You see, our faith should not be limited by the length of our lifetime, because He existed outside of time. Just as our forefather Abraham, who foresaw what the Israelite would go through 400 years in Egypt later after his time. And also Moses who foresaw that the people would sin against God after he is long gone. Hope is a continuous believing, even when you’re no longer here on earth, you will still be interceding and hoping, who knows for the next 10 generations, or 200 years of what God is doing down your generation.
Learning to see, and seeing the eternal is what builds on our faith. Like the eye of Moses, the depth of your faith can be measured by how far you see. So, what are you seeing today? And how far can you see?
I would like to close with a prayer from the apostle Paul in Ephesians 1:17-18. That the eyes of your heart will be open to see and to know Him.
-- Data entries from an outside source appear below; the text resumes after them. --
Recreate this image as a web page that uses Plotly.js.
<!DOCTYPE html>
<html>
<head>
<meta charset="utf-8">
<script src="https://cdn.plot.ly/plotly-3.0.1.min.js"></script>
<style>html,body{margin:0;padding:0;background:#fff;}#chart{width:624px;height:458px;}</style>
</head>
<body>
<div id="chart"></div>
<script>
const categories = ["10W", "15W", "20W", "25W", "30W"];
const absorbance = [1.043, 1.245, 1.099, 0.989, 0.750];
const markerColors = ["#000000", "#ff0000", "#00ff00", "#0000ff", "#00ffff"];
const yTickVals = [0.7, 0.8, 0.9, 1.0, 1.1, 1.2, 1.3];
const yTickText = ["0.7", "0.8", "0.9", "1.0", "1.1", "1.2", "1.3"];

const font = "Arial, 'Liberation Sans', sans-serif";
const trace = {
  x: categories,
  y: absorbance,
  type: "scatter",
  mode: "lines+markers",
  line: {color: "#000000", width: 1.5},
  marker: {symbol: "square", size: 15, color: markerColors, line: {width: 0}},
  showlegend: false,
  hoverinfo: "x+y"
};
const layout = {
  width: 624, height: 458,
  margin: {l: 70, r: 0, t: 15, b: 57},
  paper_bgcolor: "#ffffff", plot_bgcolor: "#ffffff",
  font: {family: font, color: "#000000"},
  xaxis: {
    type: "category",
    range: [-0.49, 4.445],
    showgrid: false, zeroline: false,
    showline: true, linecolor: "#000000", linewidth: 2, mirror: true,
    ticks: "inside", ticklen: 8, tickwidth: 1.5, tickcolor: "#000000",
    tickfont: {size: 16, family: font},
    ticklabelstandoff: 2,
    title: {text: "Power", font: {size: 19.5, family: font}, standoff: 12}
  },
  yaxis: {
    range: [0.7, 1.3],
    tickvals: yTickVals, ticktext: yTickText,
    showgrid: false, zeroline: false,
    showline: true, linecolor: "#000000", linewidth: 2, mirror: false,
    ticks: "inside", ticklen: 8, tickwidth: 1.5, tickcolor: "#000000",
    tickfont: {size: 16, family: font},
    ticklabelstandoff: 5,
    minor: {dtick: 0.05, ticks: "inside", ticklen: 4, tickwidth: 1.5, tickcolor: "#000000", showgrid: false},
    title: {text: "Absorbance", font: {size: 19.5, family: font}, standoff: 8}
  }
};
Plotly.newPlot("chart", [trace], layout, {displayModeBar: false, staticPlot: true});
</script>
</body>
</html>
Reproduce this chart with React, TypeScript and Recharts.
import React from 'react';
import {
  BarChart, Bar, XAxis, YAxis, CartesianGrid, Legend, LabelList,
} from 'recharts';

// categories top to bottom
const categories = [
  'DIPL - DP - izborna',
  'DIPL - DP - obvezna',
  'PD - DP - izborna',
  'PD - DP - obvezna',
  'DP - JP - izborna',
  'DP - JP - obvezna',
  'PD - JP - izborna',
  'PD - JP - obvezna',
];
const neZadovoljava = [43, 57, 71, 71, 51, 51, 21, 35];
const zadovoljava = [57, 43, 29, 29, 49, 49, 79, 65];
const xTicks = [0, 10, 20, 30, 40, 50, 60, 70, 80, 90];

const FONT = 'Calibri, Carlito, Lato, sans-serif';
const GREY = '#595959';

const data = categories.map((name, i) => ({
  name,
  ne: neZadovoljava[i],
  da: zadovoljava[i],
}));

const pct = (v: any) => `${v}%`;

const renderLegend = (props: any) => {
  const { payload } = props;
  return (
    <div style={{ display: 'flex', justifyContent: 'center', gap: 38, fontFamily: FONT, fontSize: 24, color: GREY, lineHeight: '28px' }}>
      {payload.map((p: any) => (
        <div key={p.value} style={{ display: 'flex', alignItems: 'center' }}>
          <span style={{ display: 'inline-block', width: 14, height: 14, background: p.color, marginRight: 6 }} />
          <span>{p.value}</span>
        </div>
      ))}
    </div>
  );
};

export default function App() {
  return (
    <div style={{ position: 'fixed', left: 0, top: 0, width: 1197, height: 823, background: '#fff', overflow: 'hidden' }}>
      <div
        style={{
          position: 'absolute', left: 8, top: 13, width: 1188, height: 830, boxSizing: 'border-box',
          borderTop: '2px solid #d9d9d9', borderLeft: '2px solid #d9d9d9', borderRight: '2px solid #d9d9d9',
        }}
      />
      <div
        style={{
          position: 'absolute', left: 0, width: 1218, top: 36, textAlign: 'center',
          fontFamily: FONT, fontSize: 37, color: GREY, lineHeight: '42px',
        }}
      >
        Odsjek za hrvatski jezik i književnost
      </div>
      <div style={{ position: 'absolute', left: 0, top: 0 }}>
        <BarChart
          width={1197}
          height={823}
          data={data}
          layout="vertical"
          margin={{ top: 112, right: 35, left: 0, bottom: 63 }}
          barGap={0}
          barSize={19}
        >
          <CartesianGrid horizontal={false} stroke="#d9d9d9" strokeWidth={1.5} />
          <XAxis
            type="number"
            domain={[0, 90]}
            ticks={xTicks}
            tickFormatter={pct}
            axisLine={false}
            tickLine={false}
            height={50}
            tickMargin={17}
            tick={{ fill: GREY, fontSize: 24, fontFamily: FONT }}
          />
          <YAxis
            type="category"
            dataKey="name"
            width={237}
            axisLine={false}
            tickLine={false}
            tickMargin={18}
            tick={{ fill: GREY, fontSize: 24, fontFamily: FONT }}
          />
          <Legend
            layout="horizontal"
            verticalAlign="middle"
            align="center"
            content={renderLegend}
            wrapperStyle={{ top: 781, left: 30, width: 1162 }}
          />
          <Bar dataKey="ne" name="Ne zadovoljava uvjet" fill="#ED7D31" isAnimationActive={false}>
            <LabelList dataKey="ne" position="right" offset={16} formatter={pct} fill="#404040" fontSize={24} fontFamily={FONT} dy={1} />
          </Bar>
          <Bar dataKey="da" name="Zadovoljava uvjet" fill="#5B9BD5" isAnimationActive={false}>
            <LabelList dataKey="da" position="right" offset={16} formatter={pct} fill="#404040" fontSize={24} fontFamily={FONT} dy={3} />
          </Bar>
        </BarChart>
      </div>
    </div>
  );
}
“I pray that the God of our Lord Jesus Christ, the Father of Glory, may give to you the spirit of wisdom and revelation in the knowledge of Him, I pray that the eyes of your heart may be enlightened in order that you may know the hope to which he has called you, the riches of his glorious inheritance in his holy people, Amen.”
C.S. Lewis Quotes on Hoping For Something More
“Most people, if they had really learned to look into their own hearts, would know that they do want, and want acutely, something that cannot be had in this world. There are all sorts of things in this world that offer to give it to you, but they never quite keep their promise.
“At present, we are on the outside… the wrong side of the door. We discern the freshness and purity of the morning, but they do not make us fresh and pure. We cannot mingle with the pleasures we see. But all the pages of the New Testament are rustling with the rumor that it will not always be so. Someday, God willing, we shall get “in”… We will put on glory… that greater glory of which Nature is only the first sketch.
We do not want to merely “see” beauty–though, God knows, even that is bounty enough. We want something else which can hardly be put into words–to be united with the beauty we see, to pass into it, to receive it into ourselves, to bathe in it, to become part of it.